When we come upon Ig Perrish (Daniel Radcliffe), life for him has begun to take a very intense turn. His beloved (by everyone) and loved girlfriend and soul mate, played as an ethereal forest nymph-next-door by Juno Temple, has been brutally murdered. Ig is implicated in this and is quickly judged by the entire community as the culprit (with no help from waitress/eyewitness Heather Graham). Now town pariah, he begins to settle into this half self-imposed exiled Limbo for lowlifes when”¦things”¦change.
He awakens one ordinary morning with hard ridges protruding from his forehead. Immediately spooked, Ig runs to the doctor hoping for some explanation to his latest plight, as he notices some particularly strange behavior from everyone he comes into contact with. Behavior to where hidden inhibitions are thrown out of the proverbial window. Even that inner voice never spoken aloud, is vomiting confessions that arguably shouldn’t even be thought. What’s worse, confessors act on their revelations with a new found freedom that both liberates and horrifies at the same time.

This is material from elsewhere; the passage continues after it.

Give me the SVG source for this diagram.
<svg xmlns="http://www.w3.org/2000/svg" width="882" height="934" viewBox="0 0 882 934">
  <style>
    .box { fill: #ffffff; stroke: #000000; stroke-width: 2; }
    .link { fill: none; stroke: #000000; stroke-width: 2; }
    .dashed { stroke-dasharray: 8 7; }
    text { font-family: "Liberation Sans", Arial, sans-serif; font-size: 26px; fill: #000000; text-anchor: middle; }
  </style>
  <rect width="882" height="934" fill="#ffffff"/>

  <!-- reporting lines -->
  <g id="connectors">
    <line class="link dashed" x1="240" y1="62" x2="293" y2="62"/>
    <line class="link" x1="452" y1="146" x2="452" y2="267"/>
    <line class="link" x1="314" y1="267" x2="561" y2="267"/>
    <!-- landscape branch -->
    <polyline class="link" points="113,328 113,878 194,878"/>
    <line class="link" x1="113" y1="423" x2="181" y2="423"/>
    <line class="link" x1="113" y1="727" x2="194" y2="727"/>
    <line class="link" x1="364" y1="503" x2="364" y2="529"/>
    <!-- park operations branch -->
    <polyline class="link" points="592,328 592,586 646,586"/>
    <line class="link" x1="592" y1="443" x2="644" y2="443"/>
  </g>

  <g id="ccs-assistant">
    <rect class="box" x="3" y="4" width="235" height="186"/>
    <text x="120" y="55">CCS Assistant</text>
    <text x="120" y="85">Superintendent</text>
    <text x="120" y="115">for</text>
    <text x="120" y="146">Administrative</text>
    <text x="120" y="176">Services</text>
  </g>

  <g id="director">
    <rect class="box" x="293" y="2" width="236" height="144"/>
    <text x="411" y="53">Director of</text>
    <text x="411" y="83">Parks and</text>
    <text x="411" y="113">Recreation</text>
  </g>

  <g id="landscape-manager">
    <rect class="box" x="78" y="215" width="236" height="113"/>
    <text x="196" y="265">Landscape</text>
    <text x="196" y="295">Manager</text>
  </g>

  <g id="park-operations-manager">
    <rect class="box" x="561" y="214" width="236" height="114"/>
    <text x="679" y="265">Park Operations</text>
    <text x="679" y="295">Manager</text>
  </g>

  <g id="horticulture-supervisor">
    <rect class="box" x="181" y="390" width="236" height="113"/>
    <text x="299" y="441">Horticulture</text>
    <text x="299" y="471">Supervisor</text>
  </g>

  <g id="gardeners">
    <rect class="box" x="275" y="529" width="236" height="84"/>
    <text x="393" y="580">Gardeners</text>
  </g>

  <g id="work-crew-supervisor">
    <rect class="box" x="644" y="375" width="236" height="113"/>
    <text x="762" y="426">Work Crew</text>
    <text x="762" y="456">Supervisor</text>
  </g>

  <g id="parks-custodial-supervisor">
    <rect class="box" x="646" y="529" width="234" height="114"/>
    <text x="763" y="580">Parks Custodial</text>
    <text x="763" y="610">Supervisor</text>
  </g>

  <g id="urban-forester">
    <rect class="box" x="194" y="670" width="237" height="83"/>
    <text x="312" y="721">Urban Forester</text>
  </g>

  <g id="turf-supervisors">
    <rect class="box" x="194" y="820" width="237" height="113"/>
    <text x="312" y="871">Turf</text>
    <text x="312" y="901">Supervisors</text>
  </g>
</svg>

This story was crafted (screenplay by Keith Bunin) from the novel by Joe Hill. Some may remember his acting debut as young comic reader Billy who orders a voodoo doll from the back-pages to exact revenge on dad in a little movie called Creepshow. Now he’s the author of novels Heart Shaped Box and NOS4A2, as well as the short story collection 20th Century Ghosts. Hopefully these will be future film projects, too. As evidence here, he is a great storyteller almost on par with genre peer, casting agent, and father, Stephen King.

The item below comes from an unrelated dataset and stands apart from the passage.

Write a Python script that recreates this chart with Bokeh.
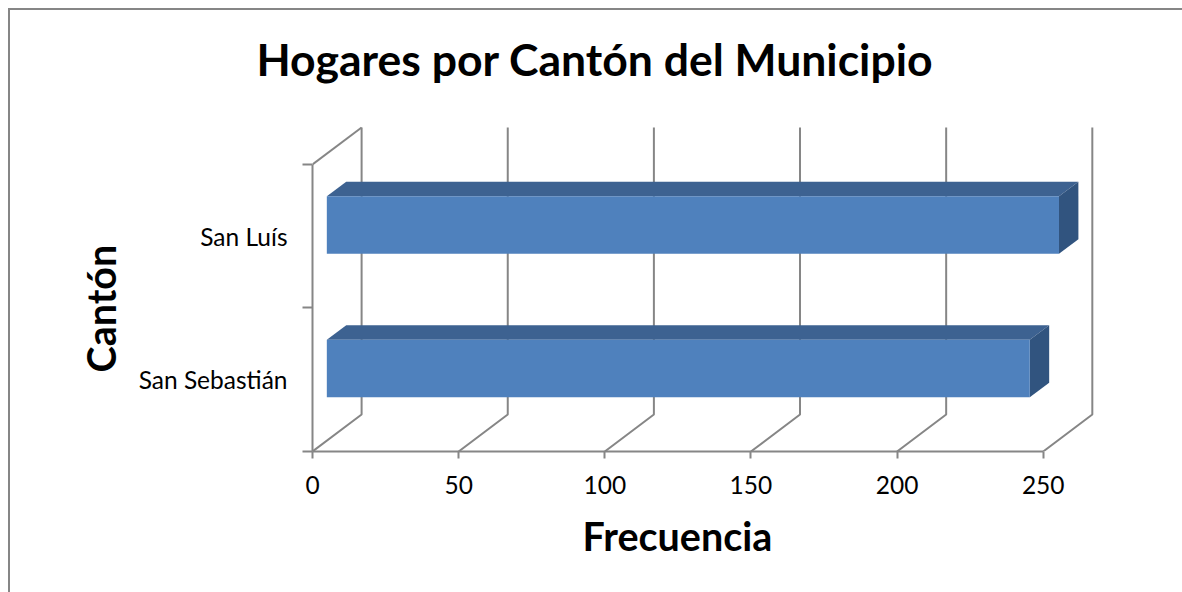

Yes, you can see some influence from his poppa in Horns. A little Needful Things, a little Stand By Me; but Hill’s point of view comes shining through, his voice loud and clear. More dark fantasy than horror, this story comes off Neil Gaiman-like rather than King. Hill’s take on good and evil, while using particular supernatural references to stir the imagination, isn’t so clear-cut black and white. The choices we make every day are the same choices we make when it’s vital, difficult, and necessary. The big decisions, when life asks to pick a path at a crossroads. It’s here Hill shows that monsters are really scary, but in the end it is man who is ultimately angel or devil (or, sometimes, both) in every move made. Potentially, man is the worst monster of them all.
Credit should definitely be given to Radcliffe, who could have just done an American version of Harry Potter. He never winks at the idea or us. Whatever you think in the beginning, you won’t see Harry in the end. Even with snakes crawling all over the place, the connection is severed as Ig is played with an eerie calmness like he expects this life change to come.
Credit must also be extended to a great supporting cast, including James Remar, David Morse, the aforementioned Graham, and Kathleen Quinlan as Ig’s mother, whose cringe-worthy soliloquy is downright soul-crushing (pun intended). I look forward to seeing new work from everyone here, director Aja as well. But most especially Hill, who I hope has endless tricks up those sleeves; tricks that treat, of course.